Start RECORDS PROVIDED

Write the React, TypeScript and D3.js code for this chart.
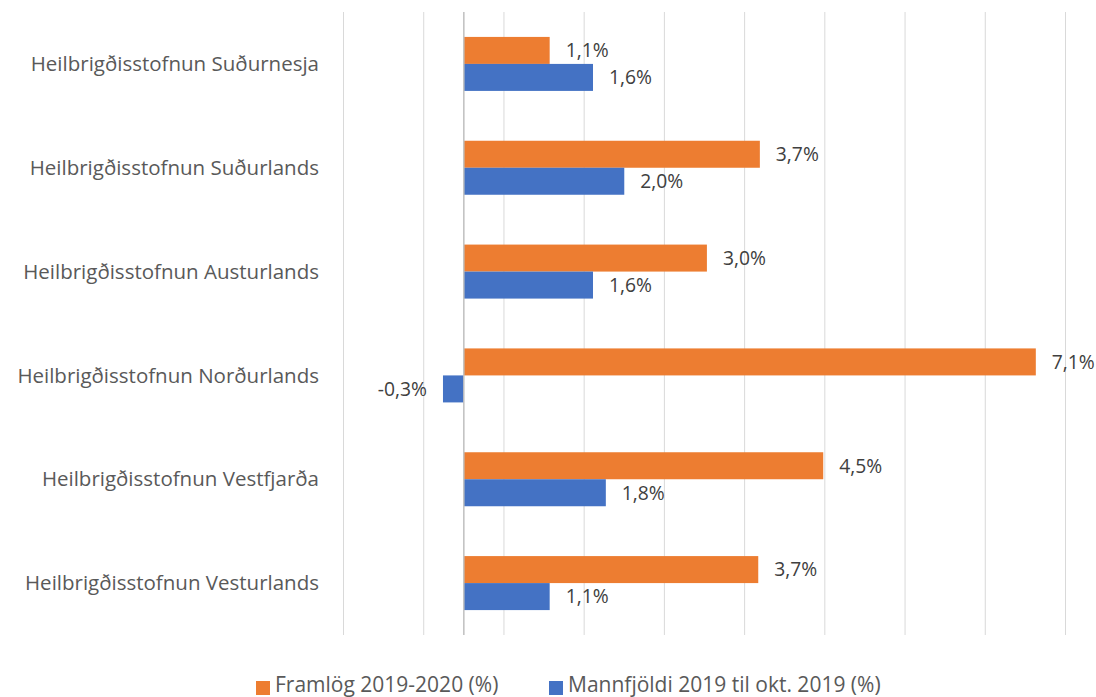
import React from "react";
import * as d3 from "d3";

const categories = [
  "Heilbrigðisstofnun Suðurnesja",
  "Heilbrigðisstofnun Suðurlands",
  "Heilbrigðisstofnun Austurlands",
  "Heilbrigðisstofnun Norðurlands",
  "Heilbrigðisstofnun Vestfjarða",
  "Heilbrigðisstofnun Vesturlands",
];
const framlog = [1.07, 3.69, 3.03, 7.13, 4.48, 3.67];
const framlogLabels = ["1,1%", "3,7%", "3,0%", "7,1%", "4,5%", "3,7%"];
const mannfjoldi = [1.61, 2.0, 1.61, -0.26, 1.77, 1.07];
const mannfjoldiLabels = ["1,6%", "2,0%", "1,6%", "-0,3%", "1,8%", "1,1%"];
const gridValues = [-1.5, -0.5, 0.5, 1.5, 2.5, 3.5, 4.5, 5.5, 6.5, 7.5];
const seriesNames = ["Framlög 2019-2020 (%)", "Mannfjöldi 2019 til okt. 2019 (%)"];

const ORANGE = "#ED7D31";
const BLUE = "#4472C4";
const FONT = "'Open Sans', sans-serif";

export default function App() {
  const W = 1096, H = 697;
  const x = d3.scaleLinear().domain([-1.5, 7.5]).range([343.5, 1065.5]);
  const y = d3.scaleBand<string>().domain(categories).range([12, 635]).paddingInner(0).paddingOuter(0);
  const bh = 27;
  return (
    <svg width={W} height={H} style={{ position: "absolute", left: 0, top: 0 }} fontFamily={FONT}>
      <rect width={W} height={H} fill="#fff" />
      {gridValues.map((g) => (
        <line key={g} x1={x(g)} x2={x(g)} y1={12} y2={635} stroke="#D9D9D9" strokeWidth={1} />
      ))}
      {categories.map((c, i) => {
        const cy = (y(c) as number) + y.bandwidth() / 2;
        const o0 = Math.min(x(0), x(framlog[i]));
        const o1 = Math.max(x(0), x(framlog[i]));
        const b0 = Math.min(x(0), x(mannfjoldi[i]));
        const b1 = Math.max(x(0), x(mannfjoldi[i]));
        const negB = mannfjoldi[i] < 0;
        return (
          <g key={c}>
            <text x={319} y={cy} dy="0.35em" textAnchor="end" fontSize={20.5} fill="#595959">{c}</text>
            <rect x={o0} y={cy - bh} width={o1 - o0} height={bh} fill={ORANGE} />
            <rect x={b0} y={cy} width={b1 - b0} height={bh} fill={BLUE} />
            <text x={x(framlog[i]) + 16} y={cy - bh / 2} dy="0.35em" fontSize={19.3} fill="#404040">{framlogLabels[i]}</text>
            <text x={negB ? x(mannfjoldi[i]) - 16 : x(mannfjoldi[i]) + 16} y={cy + bh / 2} dy="0.35em" textAnchor={negB ? "end" : "start"} fontSize={19.3} fill="#404040">{mannfjoldiLabels[i]}</text>
          </g>
        );
      })}
      <line x1={x(0)} x2={x(0)} y1={12} y2={635} stroke="#BFBFBF" strokeWidth={1.5} />
      <g>
        <rect x={256} y={681} width={14} height={14} fill={ORANGE} />
        <text x={275} y={691.5} fontSize={21} fill="#595959">{seriesNames[0]}</text>
        <rect x={549} y={681} width={14} height={14} fill={BLUE} />
        <text x={568} y={691.5} fontSize={21} fill="#595959">{seriesNames[1]}</text>
      </g>
    </svg>
  );
}
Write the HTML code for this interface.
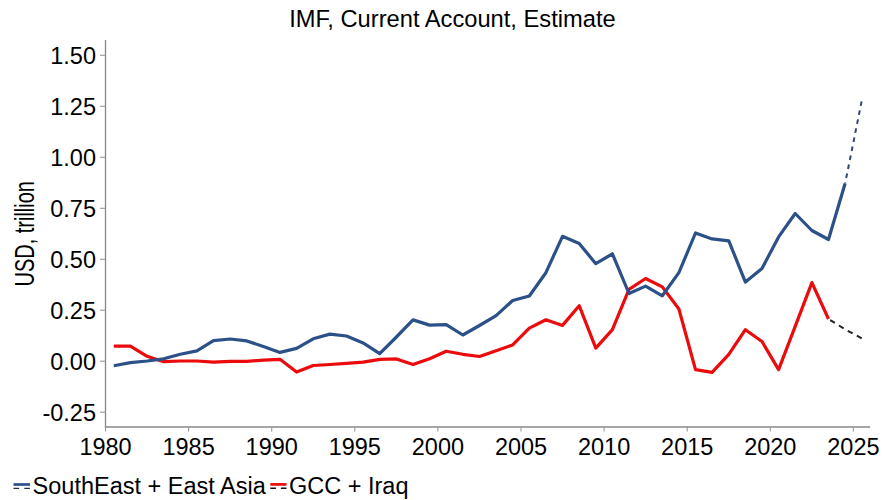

End RECORDS PROVIDED

=== WORK REQUIRED ===
Quote the entries in full. Any image among them is to be omitted from the copy.

=== COMPLETE OUTPUT ===
Write the React, TypeScript and D3.js code for this chart.
import React from "react";
import * as d3 from "d3";

const categories = [
  "Heilbrigðisstofnun Suðurnesja",
  "Heilbrigðisstofnun Suðurlands",
  "Heilbrigðisstofnun Austurlands",
  "Heilbrigðisstofnun Norðurlands",
  "Heilbrigðisstofnun Vestfjarða",
  "Heilbrigðisstofnun Vesturlands",
];
const framlog = [1.07, 3.69, 3.03, 7.13, 4.48, 3.67];
const framlogLabels = ["1,1%", "3,7%", "3,0%", "7,1%", "4,5%", "3,7%"];
const mannfjoldi = [1.61, 2.0, 1.61, -0.26, 1.77, 1.07];
const mannfjoldiLabels = ["1,6%", "2,0%", "1,6%", "-0,3%", "1,8%", "1,1%"];
const gridValues = [-1.5, -0.5, 0.5, 1.5, 2.5, 3.5, 4.5, 5.5, 6.5, 7.5];
const seriesNames = ["Framlög 2019-2020 (%)", "Mannfjöldi 2019 til okt. 2019 (%)"];

const ORANGE = "#ED7D31";
const BLUE = "#4472C4";
const FONT = "'Open Sans', sans-serif";

export default function App() {
  const W = 1096, H = 697;
  const x = d3.scaleLinear().domain([-1.5, 7.5]).range([343.5, 1065.5]);
  const y = d3.scaleBand<string>().domain(categories).range([12, 635]).paddingInner(0).paddingOuter(0);
  const bh = 27;
  return (
    <svg width={W} height={H} style={{ position: "absolute", left: 0, top: 0 }} fontFamily={FONT}>
      <rect width={W} height={H} fill="#fff" />
      {gridValues.map((g) => (
        <line key={g} x1={x(g)} x2={x(g)} y1={12} y2={635} stroke="#D9D9D9" strokeWidth={1} />
      ))}
      {categories.map((c, i) => {
        const cy = (y(c) as number) + y.bandwidth() / 2;
        const o0 = Math.min(x(0), x(framlog[i]));
        const o1 = Math.max(x(0), x(framlog[i]));
        const b0 = Math.min(x(0), x(mannfjoldi[i]));
        const b1 = Math.max(x(0), x(mannfjoldi[i]));
        const negB = mannfjoldi[i] < 0;
        return (
          <g key={c}>
            <text x={319} y={cy} dy="0.35em" textAnchor="end" fontSize={20.5} fill="#595959">{c}</text>
            <rect x={o0} y={cy - bh} width={o1 - o0} height={bh} fill={ORANGE} />
            <rect x={b0} y={cy} width={b1 - b0} height={bh} fill={BLUE} />
            <text x={x(framlog[i]) + 16} y={cy - bh / 2} dy="0.35em" fontSize={19.3} fill="#404040">{framlogLabels[i]}</text>
            <text x={negB ? x(mannfjoldi[i]) - 16 : x(mannfjoldi[i]) + 16} y={cy + bh / 2} dy="0.35em" textAnchor={negB ? "end" : "start"} fontSize={19.3} fill="#404040">{mannfjoldiLabels[i]}</text>
          </g>
        );
      })}
      <line x1={x(0)} x2={x(0)} y1={12} y2={635} stroke="#BFBFBF" strokeWidth={1.5} />
      <g>
        <rect x={256} y={681} width={14} height={14} fill={ORANGE} />
        <text x={275} y={691.5} fontSize={21} fill="#595959">{seriesNames[0]}</text>
        <rect x={549} y={681} width={14} height={14} fill={BLUE} />
        <text x={568} y={691.5} fontSize={21} fill="#595959">{seriesNames[1]}</text>
      </g>
    </svg>
  );
}
Write the HTML code for this interface.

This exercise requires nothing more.